§ Instructions to follow: Pictures are not part of the copy. Retype the lines from the first one through the line that contains "plt.rcParams['font.family'] = ['Roboto', 'DejaVu".

§ Given material:
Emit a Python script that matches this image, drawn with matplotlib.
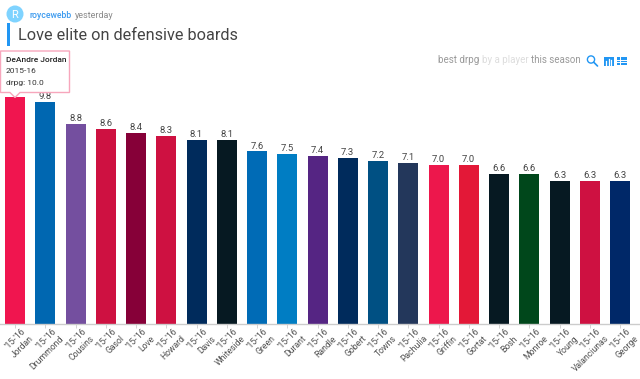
import matplotlib
matplotlib.use('Agg')
import matplotlib.pyplot as plt
from matplotlib.patches import Circle, Rectangle, Polygon

plt.rcParams['font.family'] = ['Roboto', 'DejaVu Sans']

players = ['Jordan', 'Drummond', 'Cousins', 'Gasol', 'Love', 'Howard', 'Davis',
           'Whiteside', 'Green', 'Durant', 'Randle', 'Gobert', 'Towns', 'Pachulia',
           'Griffin', 'Gortat', 'Bosh', 'Monroe', 'Young', 'Valanciunas', 'George']
seasons = ["'15-'16"] * 21
drpg = [10.0, 9.8, 8.8, 8.6, 8.4, 8.3, 8.1, 8.1, 7.6, 7.5, 7.4, 7.3, 7.2, 7.1,
        7.0, 7.0, 6.6, 6.6, 6.3, 6.3, 6.3]
value_labels = ['', '9.8', '8.8', '8.6', '8.4', '8.3', '8.1', '8.1', '7.6', '7.5', '7.4',
                '7.3', '7.2', '7.1', '7.0', '7.0', '6.6', '6.6', '6.3', '6.3', '6.3']
colors = ['#F0154F', '#0067B1', '#744F9F', '#CE1141', '#860038', '#CE1141', '#002B5C',
          '#061922', '#006BB6', '#007DC3', '#552583', '#002B5C', '#005083', '#23375B',
          '#ED174C', '#E31837', '#061922', '#00471B', '#061922', '#CE1141', '#002868']

W, H = 640, 379
fig = plt.figure(figsize=(W / 100, H / 100), dpi=100, facecolor='white')

# layer in pixel coords for everything round the chart
bg = fig.add_axes([0, 0, 1, 1])
bg.set_xlim(0, W)
bg.set_ylim(H, 0)
bg.axis('off')

# chart, axes run edge to edge
base_y = 324
top_y = 97
ax = fig.add_axes([0, 1 - base_y / H, 1, (base_y - top_y) / H])
ax.patch.set_alpha(0)
pitch = 30.25
ax.set_xlim(-15 / pitch, (W - 15) / pitch)
ax.set_ylim(0, 10)
xs = list(range(len(drpg)))
ax.bar(xs, drpg, width=20 / pitch, color=colors)
for sp in ['top', 'left', 'right']:
    ax.spines[sp].set_visible(False)
ax.spines['bottom'].set_color('#cccccc')
ax.spines['bottom'].set_linewidth(1)
ax.set_yticks([])
ax.set_xticks(xs)
ax.set_xticklabels([])
ax.tick_params(axis='x', length=3, width=0.6, color='#cccccc')

for x, v, lab in zip(xs, drpg, value_labels):
    ax.annotate(lab, (x, v), xytext=(0, 0.7), textcoords='offset points', ha='center',
                va='bottom', fontsize=6.8, color='#444444')
for x, s, name in zip(xs, seasons, players):
    ax.annotate(s, (x, 0), xytext=(0.7, -10.5), textcoords='offset points', ha='center',
                va='center', rotation=45, rotation_mode='anchor', fontsize=6.2, color='#505050')
    ax.annotate(name, (x, 0), xytext=(12.5, -9.5), textcoords='offset points', ha='right',
                va='center', rotation=45, rotation_mode='anchor', fontsize=6.2, color='#505050')

# header
bg.add_patch(Circle((15, 14), 8.5, color='#7FD3FF', lw=0))
bg.text(15, 14.5, 'R', color='white', fontsize=8, ha='center', va='center')
bg.text(29, 15.5, 'roycewebb', color='#3D9BEF', fontsize=6.2, fontweight='medium', va='center')
bg.text(75, 15.5, 'yesterday', color='#8a8a8a', fontsize=6.5, va='center')
bg.add_patch(Rectangle((7, 23), 3, 23, color='#2196F3', lw=0))
bg.text(18, 36, 'Love elite on defensive boards', color='#444444', fontsize=11.7, va='center')

# filter text
bg.text(438, 60, 'best drpg', color='#999999', fontsize=7, va='center')
bg.text(482, 60, 'by a player', color='#dddddd', fontsize=7, va='center')
bg.text(531, 60, 'this season', color='#999999', fontsize=7, va='center')

# search + chart + list icons
bg.add_patch(Circle((591, 59.5), 3.6, fill=False, ec='#2196F3', lw=1))
bg.plot([593.8, 597.5], [62.3, 66], color='#2196F3', lw=1.2, solid_capstyle='round')
bg.add_patch(Rectangle((604, 57), 9.5, 9, color='#2196F3', lw=0))
bg.plot([606, 606], [61, 64.5], color='white', lw=0.9)
bg.plot([608.5, 608.5], [58.5, 64.5], color='white', lw=0.9)
bg.plot([611, 611], [60, 64.5], color='white', lw=0.9)
bg.add_patch(Rectangle((617, 57), 10, 8, color='#2196F3', lw=0))
bg.plot([617, 627], [59.8, 59.8], color='white', lw=0.7)
bg.plot([617, 627], [62.4, 62.4], color='white', lw=0.7)
bg.plot([619.5, 619.5], [57, 65], color='white', lw=0.7)

# tooltip over the first bar
tip = fig.add_axes([0, 0, 1, 1])
tip.set_xlim(0, W)
tip.set_ylim(H, 0)
tip.axis('off')
tip.patch.set_alpha(0)
tip.add_patch(Polygon([(0.5, 51), (69.5, 51), (69.5, 92.5), (20, 92.5), (15, 97.5), (10, 92.5), (0.5, 92.5)],
                      closed=True, fc='white', ec='#F7A6BC', lw=1))
tip.text(6, 60, 'DeAndre Jordan', color='#222222', fontsize=6, fontweight='medium', va='center')
tip.text(6, 71, '2015-16', color='#333333', fontsize=6, va='center')
tip.text(6, 82.5, 'drpg: 10.0', color='#333333', fontsize=6, va='center')

fig.savefig('out.png', dpi=100)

§ Solution to this exercise:
Emit a Python script that matches this image, drawn with matplotlib.
import matplotlib
matplotlib.use('Agg')
import matplotlib.pyplot as plt
from matplotlib.patches import Circle, Rectangle, Polygon

plt.rcParams['font.family'] = ['Roboto', 'DejaVu Sans']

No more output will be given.